The Infrared Remote Sensing Group is specialized in retrieving and modeling remotely-sensed data from both satellite-based and ground-based instruments in the infrared spectral region. We have state-of-art radiative transfer models and robust retrieval algorithms for deriving atmospheric temperature/moisture profiles, aerosol/cloud/surface properties, and trace gases concentrations. We are capable of handling broadband, hyperspectral and ultraspectral data. We also take advantage of multiple spectral coverage, ranging from ultraviolet to microwave, and spatial coverage (multi-pixels) to enhance our algorithm capabilities. This group interacts extensively with the Microwave Remote Sensing, Electro-Optical Remote Sensing, Trace Gas Remote Sensing, and Radiation and Climate groups at AER. AER has a well-validated line-by-line radiative transfer code (LBLRTM) and has contributed significantly to the development, validation and enhancement of FASCODE developed at the Air Force Phillips Laboratory. As a result of AER's expertise in radiative transfer modeling, we are capable of delivering a fast radiative transfer model that can be tailored to any instrument response function in the infrared spectral region. The fast forward model is accurate and fast. It calculates jacobian matrix analytically and efficiently, which is needed for retrieval algorithms. It also has the capability of handling multiple scattering efficiently.

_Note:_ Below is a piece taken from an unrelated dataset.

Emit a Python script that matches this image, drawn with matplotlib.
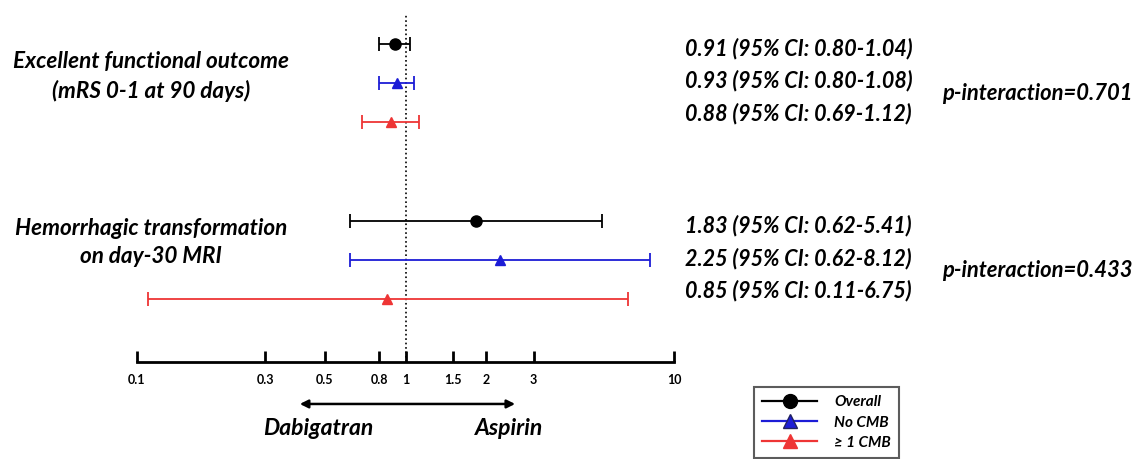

Cross-Track Infrared Sounder

AER was selected as premier algorithm developer for the National Polar-orbiting Operational Environmental Satellite System (NPOESS) program's Cross-Track Infrared Sounder (CrIS) phase, supporting ITT Industries' Aerospace/Communications Division. AER had successfully finished the work for phase I and won the phase II contract. Currently, the Infrared Remote Sensing Group is leading the effort for the phase II work. CrIS is a Fourier Transform Infrared (FTIR) instrument, which has spectral resolutions from 0.625 to 2.5 cm-1 in the infrared spectral region. Three units will be flown on NPOESS satellites. The first sounder is tentatively scheduled to fly around 2007/2008, and a NPOESS Preparatory Project unit is scheduled to fly around 2005. Together with a CrIS, an Advance Technology Microwave Sounder (ATMS) will be flown to form the Cross-Track Infrared Microwave Sounder Suite (CrIMSS). Our retrieval algorithm takes advantage of microwave and multiple pixels information. Using our fast forward radiative transfer model and robust retrieval algorithm, we can retrieve atmospheric temperature, moisture and pressure profiles, cloud and surface properties. This information will greatly enhance the future numerical weather prediction forecast models.